Il n’est pas possible de continuer à gérer 128 régimes particuliers et autonomes, dont certains connaissent des déficits importants et des érosions démographiques. En outre, il y a nécessité de remettre à plat les compensations et surcompensations financières accordées par le régime général des salariés depuis 1967 aux régimes autonomes (agriculteurs, petits commerçants, artisans), à concurrence de plusieurs milliards chaque année.

3. Comment réformer les régimes de retraite et les régimes spéciaux ?

  • En réaffirmant la nécessité d’une réforme globale et simultanée. Le saucissonnage envisagé actuellement par le gouvernement Fillon et le président de la République n’est pas acceptable.
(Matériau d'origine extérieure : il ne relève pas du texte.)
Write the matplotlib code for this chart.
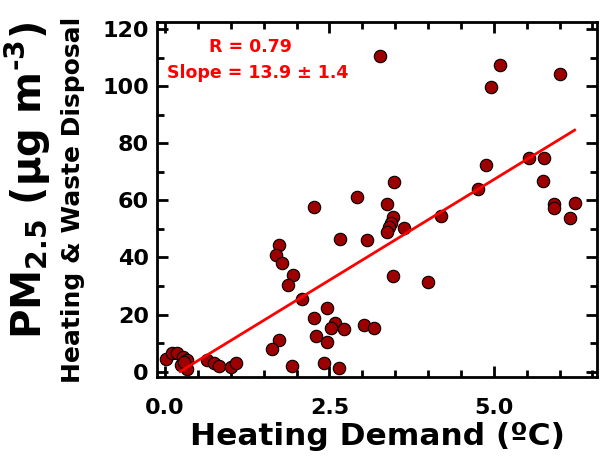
import numpy as np
import matplotlib
matplotlib.use('Agg')
import matplotlib.pyplot as plt
from matplotlib.ticker import MultipleLocator, FormatStrFormatter

plt.rcParams['font.family'] = ['DejaVu Sans']
plt.rcParams['font.weight'] = 'bold'
plt.rcParams['mathtext.fontset'] = 'dejavusans'
plt.rcParams['mathtext.default'] = 'bf'

# values
heating_demand = [3.27, 5.09, 4.96, 6.01, 5.54, 5.77, 5.75, 4.88, 4.76, 3.48,
                  2.92, 2.26, 3.38, 5.92, 5.92, 6.23, 6.16, 3.47, 3.44, 3.41,
                  3.37, 3.64, 4.20, 2.66, 3.07, 1.74, 1.68, 1.78, 1.95, 1.87,
                  3.46, 4.00, 2.09, 2.47, 2.26, 2.58, 2.53, 2.72, 3.02, 3.18,
                  2.30, 2.47, 1.74, 1.63, 1.93, 2.41, 2.64, 0.02, 0.10, 0.18,
                  0.28, 0.34, 0.24, 0.34, 0.29, 0.64, 0.75, 0.82, 1.00, 1.08]
pm25 = [110.5, 107.5, 99.9, 104.3, 74.8, 75.0, 66.8, 72.5, 63.9, 66.6,
        61.2, 57.8, 58.8, 58.8, 57.3, 59.0, 53.7, 54.3, 52.0, 50.6,
        49.1, 50.2, 54.6, 46.5, 46.1, 44.4, 40.9, 38.0, 33.9, 30.4,
        33.6, 31.5, 25.3, 22.2, 18.7, 16.9, 15.4, 14.8, 16.3, 15.2,
        12.5, 10.5, 11.1, 7.9, 1.9, 2.9, 1.1, 4.4, 6.6, 6.6,
        5.2, 4.0, 2.3, 0.9, 3.4, 4.0, 3.1, 1.9, 1.7, 2.9]

fit_slope = 14.1
fit_intercept = -3.2
fit_range = [0.23, 6.23]
r_value = 0.79
slope_text = '13.9 ± 1.4'

fig = plt.figure(figsize=(6, 4.68), dpi=100)
ax = fig.add_axes([0.262, 0.195, 0.733, 0.759])

ax.scatter(heating_demand, pm25, s=80, color='#9c0000', edgecolor='black',
           linewidth=0.8, zorder=3)
fx = np.array(fit_range)
ax.plot(fx, fit_slope * fx + fit_intercept, color='red', lw=2, zorder=4)

ax.set_xlim(-0.12, 6.57)
ax.set_ylim(-1.8, 122.7)
ax.xaxis.set_major_locator(MultipleLocator(2.5))
ax.xaxis.set_minor_locator(MultipleLocator(0.5))
ax.yaxis.set_major_locator(MultipleLocator(20))
ax.yaxis.set_minor_locator(MultipleLocator(10))
ax.xaxis.set_major_formatter(FormatStrFormatter('%.1f'))
ax.tick_params(which='both', direction='in', top=True, right=True, width=2)
ax.tick_params(which='major', length=8, labelsize=16)
ax.tick_params(axis='x', which='major', pad=15)
ax.tick_params(axis='y', which='major', pad=6)
ax.tick_params(which='minor', length=5)
for s in ax.spines.values():
    s.set_linewidth(2)

ax.text(0.213, 0.929, 'R = %.2f' % r_value, transform=ax.transAxes, color='red',
        fontsize=12.5, fontweight='bold', ha='center', va='center')
ax.text(0.2295, 0.855, 'Slope = ' + slope_text, transform=ax.transAxes, color='red',
        fontsize=12.5, fontweight='bold', ha='center', va='center')

ax.set_xlabel('Heating Demand (ºC)', fontsize=22.5, fontweight='bold', labelpad=3)
fig.text(0.047, 0.615, 'PM$_{2.5}$ (μg m$^{\u2010 3}$)', rotation=90, fontsize=29,
         fontweight='bold', ha='center', va='center')
fig.text(0.122, 0.573, 'Heating & Waste Disposal', rotation=90, fontsize=18,
         fontweight='bold', ha='center', va='center')

fig.savefig('out.png', dpi=100)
Il vise à diviser les salariés entre eux et à en stigmatiser certains ;
  • en engageant une négociation avec tous les partenaires sociaux, récusant toute forme d’intimidation, de passage en force, de tentation autoritaire. Les partenaires sociaux doivent être maîtres du jeu jusqu’au bout. De ce point de vue, le diagnostic partagé issu des travaux du Conseil d’orientation des retraites, mis en place par le gouvernement Jospin, représente la bonne formule et la base de toute négociation sérieuse et en responsabilité. L’objectif vise à parvenir à un système transparent, lisible, cohérent, intégrant le critère de pénibilité des métiers et corrigeant les importantes inégalités d’espérance de vie, selon les catégories socioprofessionnelles. La volonté d’homogénéisation ne doit pas conduire à l’uniformisation, quand la différence d’espérance de vie à 60 ans, selon les métiers exercés, atteint 9 ans. La prise en compte de la pénibilité de certaines professions doit devenir un critère majeur du processus de réforme.

4. Peut-on améliorer nos régimes de retraite ?

L’amélioration de nos régimes de retraite est un impératif. On ne peut pas se satisfaire du statu quo qui se traduit aujourd’hui par l’existence de plus d’un million de retraités sous le seuil de pauvreté. Pas davantage de l’érosion du taux de remplacement, qui risque d’ailleurs de se dégrader encore dans les 15 années à venir, si rien n’est engagé. Il faut agir pour l’amélioration des pensions de reversion et pour une plus grande égalité entre hommes et femmes.
Il convient aussi de s’engager à ce qu’en 2010 au plus tard, aucune pension de retraite ne soit inférieure à 80 % du Smic. Il conviendra de redéfinir, en relation avec les partenaires sociaux, les critères, le nombre et le périmètre des métiers pénibles. À titre d’exemple, est-il acceptable que des chauffeurs de camions de 38 tonnes conduisent à 60 ans et plus ? Il en va de même pour tous ceux qui sont contraints au travail de nuit.
Enfin, la réponse à tous ces défis sociaux passe par une augmentation des recettes. Rien ne se fera sans augmentation des cotisations. Reste à savoir lesquelles et dans quelles proportions. Le réabondement du fonds de réserve représente une nécessité pour des raisons de « lissage », à l’horizon 2020. Une sollicitation plus forte des revenus financiers est incontournable. La question de la majoration des cotisations, y compris patronales, doit être clairement posée. À défaut, ce serait la crédibilité même du système par répartition qui serait directement mise en cause.